WHAT YOU ARE ASKED TO DO ▸
Pick out every line holding the string "with" and copy it.

SUPPLIED DATA ▸
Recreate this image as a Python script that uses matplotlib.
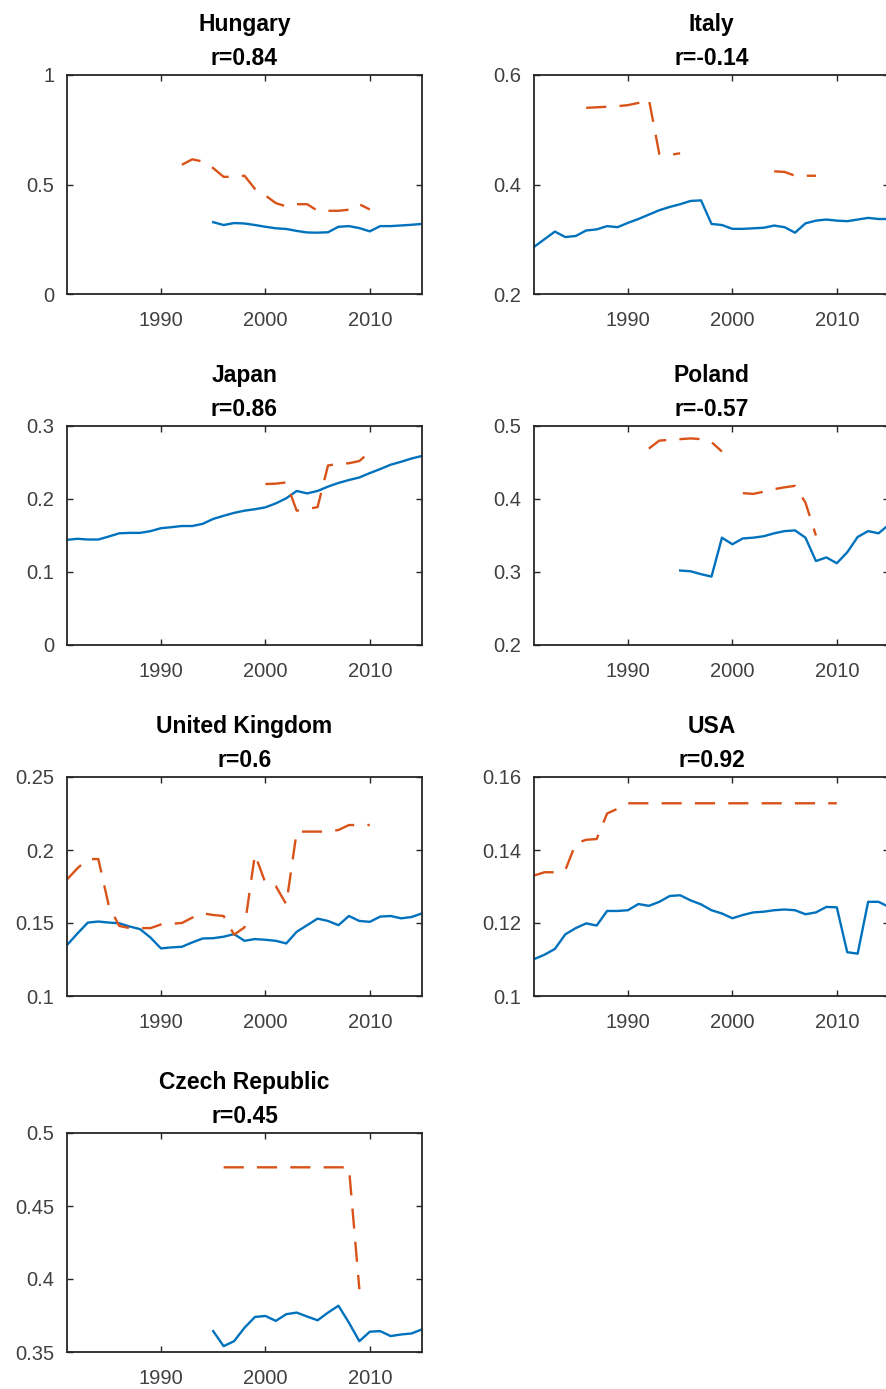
import numpy as np
import matplotlib
matplotlib.use("Agg")
import matplotlib.pyplot as plt
from matplotlib.ticker import FormatStrFormatter

nan = np.nan

YEARS = np.arange(1981, 2016)

# one value per year 1981..2015, nan where there is no data
hungary_est = [nan] * 14 + [
    0.328, 0.315, 0.324, 0.322, 0.315, 0.307, 0.300, 0.297, 0.288, 0.281, 0.280,
    0.282, 0.307, 0.310, 0.301, 0.286, 0.310, 0.310, 0.313, 0.316, 0.320,
]
hungary_ref = [nan] * 11 + [
    0.59, 0.615, 0.605, 0.575, 0.535, 0.535, 0.54, 0.48, 0.45, 0.415, 0.40,
    0.41, 0.41, 0.38, 0.38, 0.38, 0.385, 0.41, 0.386,
] + [nan] * 5

italy_est = [
    0.286, 0.300, 0.314, 0.304, 0.306, 0.316, 0.318, 0.324, 0.322, 0.330,
    0.337, 0.345, 0.353, 0.359, 0.364, 0.370, 0.371, 0.328, 0.326, 0.319,
    0.319, 0.320, 0.321, 0.325, 0.322, 0.312, 0.329, 0.334, 0.336, 0.334,
    0.333, 0.336, 0.339, 0.337, 0.337,
]
italy_ref = [nan] * 5 + [
    0.540, 0.541, 0.542, 0.543, 0.545, 0.549, 0.556, 0.456, 0.454, 0.457,
] + [nan] * 8 + [0.424, 0.423, 0.416, 0.416, 0.416] + [nan] * 7

japan_est = [
    0.144, 0.1455, 0.1445, 0.1445, 0.1486, 0.153, 0.1536, 0.1536, 0.156, 0.160,
    0.1614, 0.163, 0.163, 0.166, 0.1727, 0.177, 0.181, 0.184, 0.186, 0.1886,
    0.194, 0.201, 0.211, 0.2077, 0.211, 0.217, 0.222, 0.226, 0.2295, 0.2355,
    0.241, 0.247, 0.251, 0.2555, 0.259,
]
japan_ref = [nan] * 19 + [
    0.2205, 0.221, 0.2227, 0.184, 0.186, 0.189, 0.246, 0.248, 0.249, 0.252, 0.2645,
] + [nan] * 5

poland_est = [nan] * 14 + [
    0.302, 0.301, 0.297, 0.2937, 0.347, 0.338, 0.346, 0.347, 0.349, 0.353, 0.356,
    0.357, 0.347, 0.315, 0.320, 0.312, 0.327, 0.348, 0.356, 0.353, 0.365,
]
poland_ref = [nan] * 11 + [
    0.469, 0.480, 0.481, 0.482, 0.483, 0.482, 0.478, 0.465, nan,
    0.408, 0.407, 0.410, 0.4135, 0.416, 0.418, 0.395, 0.350,
] + [nan] * 7

uk_est = [
    0.1349, 0.1428, 0.1503, 0.151, 0.1503, 0.1498, 0.1476, 0.1458, 0.140, 0.1326,
    0.1333, 0.1337, 0.1367, 0.1394, 0.1396, 0.1406, 0.1424, 0.1378, 0.139, 0.1385,
    0.1378, 0.136, 0.144, 0.1485, 0.153, 0.1514, 0.1485, 0.1548, 0.1514, 0.1508,
    0.1544, 0.1548, 0.1532, 0.1541, 0.1566,
]
uk_ref = [
    0.1798, 0.1875, 0.1938, 0.1938, 0.162, 0.148, 0.1465, 0.1465, 0.1465, 0.149,
    0.1495, 0.150, 0.1537, 0.1566, 0.1555, 0.1548, 0.142, 0.147, 0.197, 0.1775,
    0.1752, 0.1628, 0.2126, 0.2126, 0.2126, 0.2126, 0.2137, 0.2171, 0.2171, 0.2171,
] + [nan] * 5

usa_est = [
    0.1101, 0.1113, 0.1129, 0.1169, 0.1186, 0.1199, 0.1193, 0.1233, 0.1233, 0.1235,
    0.1252, 0.1247, 0.1258, 0.1274, 0.1276, 0.1262, 0.1251, 0.1235, 0.1226, 0.1213,
    0.1222, 0.1229, 0.1231, 0.1235, 0.1237, 0.1235, 0.1224, 0.1229, 0.1244, 0.1243,
    0.112, 0.1116, 0.1258, 0.1258, 0.1244,
]
usa_ref = [
    0.133, 0.1339, 0.1339, 0.1345, 0.1418, 0.1428, 0.143, 0.150, 0.1513, 0.1528,
] + [0.1528] * 20 + [nan] * 5

czech_est = [nan] * 14 + [
    0.3643, 0.354, 0.3574, 0.3666, 0.374, 0.3747, 0.3713, 0.3759, 0.377, 0.3743,
    0.3717, 0.377, 0.3817, 0.3701, 0.3574, 0.3639, 0.3643, 0.3609, 0.362, 0.3627,
    0.3655,
]
czech_ref = [nan] * 15 + [0.4765] * 13 + [0.393] + [nan] * 6

countries = ["Hungary", "Italy", "Japan", "Poland", "United Kingdom", "USA",
             "Czech Republic"]
r_values = ["0.84", "-0.14", "0.86", "-0.57", "0.6", "0.92", "0.45"]
est_series = [hungary_est, italy_est, japan_est, poland_est, uk_est, usa_est, czech_est]
ref_series = [hungary_ref, italy_ref, japan_ref, poland_ref, uk_ref, usa_ref, czech_ref]
y_limits = [(0, 1), (0.2, 0.6), (0, 0.3), (0.2, 0.5), (0.1, 0.25), (0.1, 0.16),
            (0.35, 0.5)]
y_ticks = [
    [0, 0.5, 1],
    [0.2, 0.4, 0.6],
    [0, 0.1, 0.2, 0.3],
    [0.2, 0.3, 0.4, 0.5],
    [0.1, 0.15, 0.2, 0.25],
    [0.1, 0.12, 0.14, 0.16],
    [0.35, 0.4, 0.45, 0.5],
]
x_ticks = [1990, 2000, 2010]

BLUE = "#0072BD"
ORANGE = "#D95319"

plt.rcParams["font.family"] = ["Liberation Sans", "DejaVu Sans"]
plt.rcParams["lines.scale_dashes"] = False

W, H = 886, 1389
fig = plt.figure(figsize=(W / 100, H / 100), dpi=100)

# pixel boxes (left, top, width, height) of the subplot grid
col_left = [67, 534]
row_top = [75, 426, 777, 1133]
ax_w, ax_h = 355, 219

for i, name in enumerate(countries):
    row, col = divmod(i, 2)
    left = col_left[col]
    top = row_top[row]
    ax = fig.add_axes([left / W, 1 - (top + ax_h) / H, ax_w / W, ax_h / H])

    ax.plot(YEARS, est_series[i], color=BLUE, lw=1.7)
    ax.plot(YEARS, ref_series[i], color=ORANGE, lw=1.7, dashes=(14.5, 9.5))

    ax.set_xlim(1981, 2015)
    ax.set_ylim(*y_limits[i])
    ax.set_xticks(x_ticks)
    ax.set_yticks(y_ticks[i])
    ax.yaxis.set_major_formatter(FormatStrFormatter("%g"))

    ax.tick_params(direction="in", top=True, right=True, length=4, width=1,
                   color="#262626", labelsize=14.5, labelcolor="#404040")
    ax.tick_params(axis="y", pad=9)
    ax.tick_params(axis="x", pad=12.5)
    for spine in ax.spines.values():
        spine.set_linewidth(1.3)
        spine.set_color("#262626")

    ax.set_title(f"{name}\nr={r_values[i]}", fontsize=16.5, fontweight="bold",
                 linespacing=1.57, pad=7.5)

fig.savefig("out.png", dpi=100)
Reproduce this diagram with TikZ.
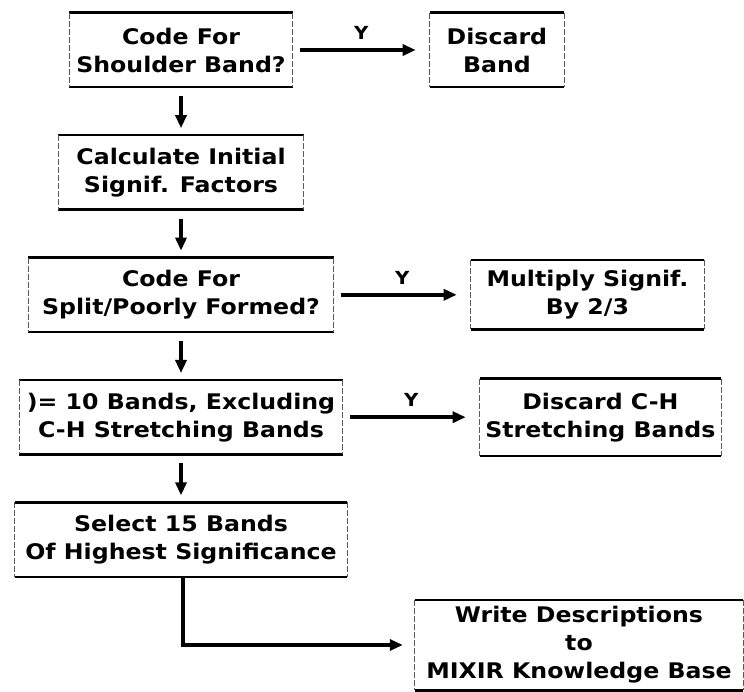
\documentclass[tikz,border=0pt]{standalone}
\usepackage{fontspec}
\setmainfont{DejaVu Sans}[FakeStretch=1.1]
\usetikzlibrary{positioning,arrows.meta,calc}

\begin{document}
\begin{tikzpicture}[x=1pt, y=-1pt, >={Triangle[length=13pt,width=11pt]},
          node distance=48pt and 137pt,
          stepbox/.style={minimum height=74pt, font=\fontsize{21.5}{28}\selectfont\bfseries, align=center, inner sep=2pt},
          rim/.style={line width=2.6pt},
          side/.style={line width=0.7pt, black!65, dash pattern=on 6pt off 2pt},
          flow/.style={->, line width=3.8pt, shorten <=7pt, shorten >=14pt},
          down/.style={->, line width=3.2pt, shorten <=9pt, shorten >=7pt},
          yes/.style={above=5pt, font=\fontsize{18}{20}\selectfont\bfseries}]
        \useasboundingbox (0,0) rectangle (744,692);
        % main column
        \node[stepbox, minimum width=223pt] (shoulder) at (181,50) {Code For\\Shoulder Band?};
        \node[stepbox, minimum width=245pt, below=of shoulder] (initial) {Calculate Initial\\Signif. Factors};
        \node[stepbox, minimum width=305pt, below=of initial] (split) {Code For\\Split/Poorly Formed?};
        \node[stepbox, minimum width=323pt, below=of split] (excl) {)= 10 Bands, Excluding\\C-H Stretching Bands};
        \node[stepbox, minimum width=332pt, below=of excl] (select) {Select 15 Bands\\Of Highest Significance};
        % actions on the right
        \node[stepbox, minimum width=134pt, right=of shoulder] (discard) {Discard\\Band};
        \node[stepbox, minimum width=233pt, minimum height=69pt, right=of split] (multiply) {Multiply Signif.\\By 2/3};
        \node[stepbox, minimum width=241pt, minimum height=77pt, right=of excl] (discardch) {Discard C-H\\Stretching Bands};
        \node[stepbox, minimum width=328pt, minimum height=90pt] (write) at (579,645) {Write Descriptions\\to\\MIXIR Knowledge Base};
        % heavy top and bottom rims, faint sides
        \foreach \b in {shoulder,initial,split,excl,select,discard,multiply,discardch,write} {
          \draw[rim] (\b.north west) -- (\b.north east) (\b.south west) -- (\b.south east);
          \draw[side] (\b.north west) -- (\b.south west) (\b.north east) -- (\b.south east);
        }
        \draw[down] (shoulder) -- (initial);
        \draw[down] (initial) -- (split);
        \draw[down] (split) -- (excl);
        \draw[down] (excl) -- (select);
        \draw[flow] (shoulder) -- (discard) node[midway, yes] {Y};
        \draw[flow] (split) -- (multiply) node[midway, yes] {Y};
        \draw[flow] (excl) -- (discardch) node[midway, yes] {Y};
        \draw[->, line width=3.2pt, shorten >=12pt] ($(select.south)+(2,0)$) |- (write.west);
      \end{tikzpicture}
\end{document}
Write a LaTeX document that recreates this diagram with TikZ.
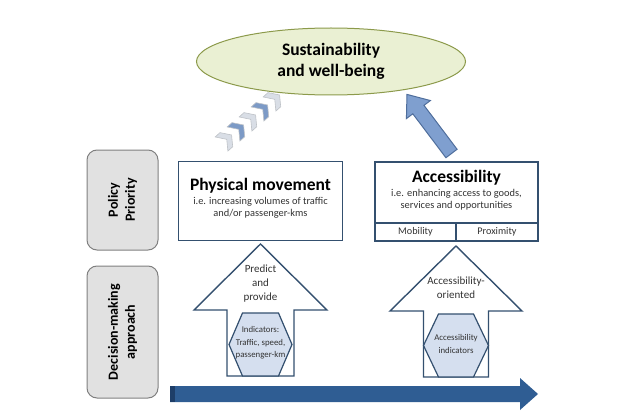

TASK ANSWER ▸
Reproduce this diagram with TikZ.
Write a LaTeX document that recreates this diagram with TikZ.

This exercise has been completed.